Understanding the magnetic field of the Sun, its dynamo origin, its evolution with time, and its interactions with the solar corona, solar wind and interstellar medium is important and exciting. But the Sun's field is relatively weak and globally disorganized. There are more massive stars whose magnetic fields are thousands (even tens of thousands) of times stronger, with dipole geometries more reminiscent of the Earth's field than the Sun's. Such fields can help regulate processes like radiative diffusion and gravitational settling in stellar atmospheres, and their Lorentz forces can even modify the spherical harmonics and the frequencies of a star's resonant vibrations. And even in the case of weaker solar-like magnetic fields, there are stars with exoplanets in tight orbits where the planet's magnetospheres is tangled with the star's magnetic field lines, generating activity in the star's atmosphere beneath the planet in its orbit.

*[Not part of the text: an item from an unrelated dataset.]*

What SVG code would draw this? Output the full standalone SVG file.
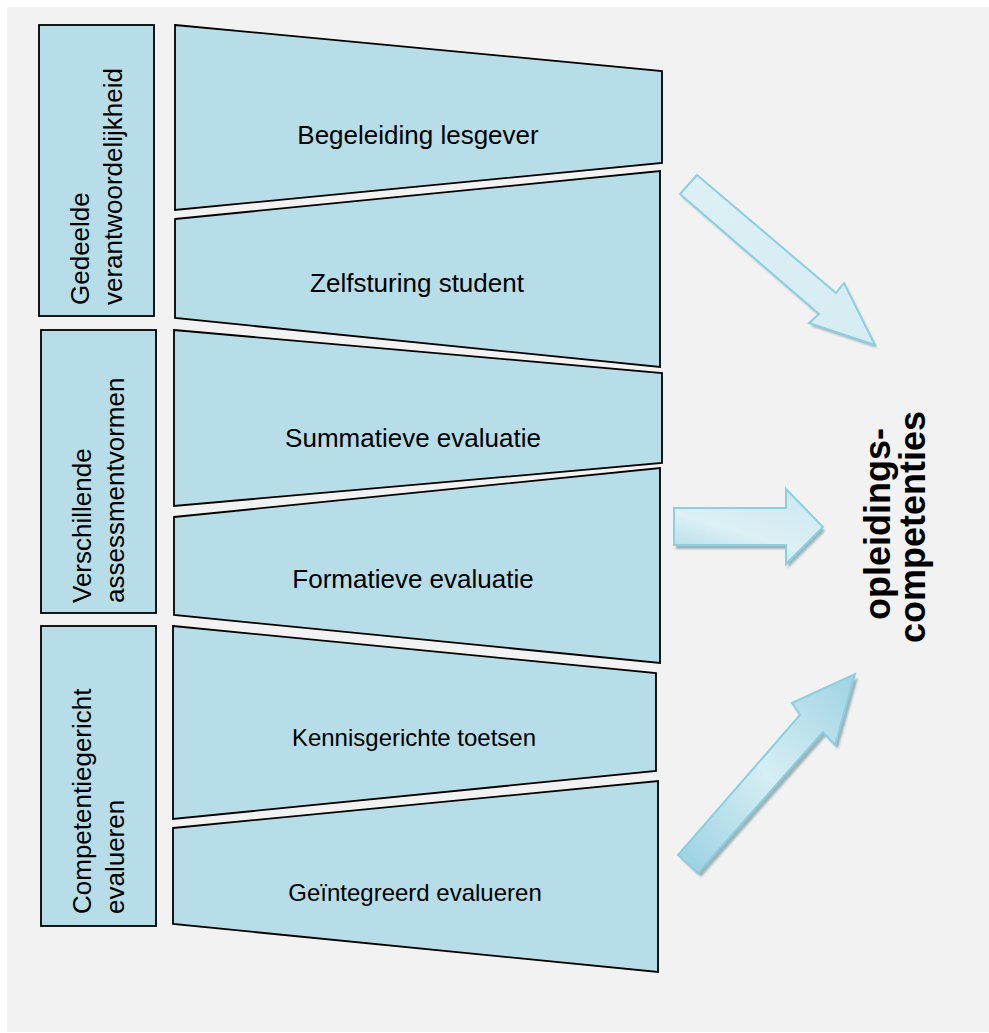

Examples of all of these types of systems have been studied through ultraprecise time series optical photometry with Canada's space telescope, MOST, often in concert with spectroscopy and spectropolarimetry from earthbound observatories. It'll be hard to cover so much parameter space in only half an hour, but I'll try to give you a glimpse at the surfaces of these stellar magnetic labs, and even a peek inside their normally hidden interiors.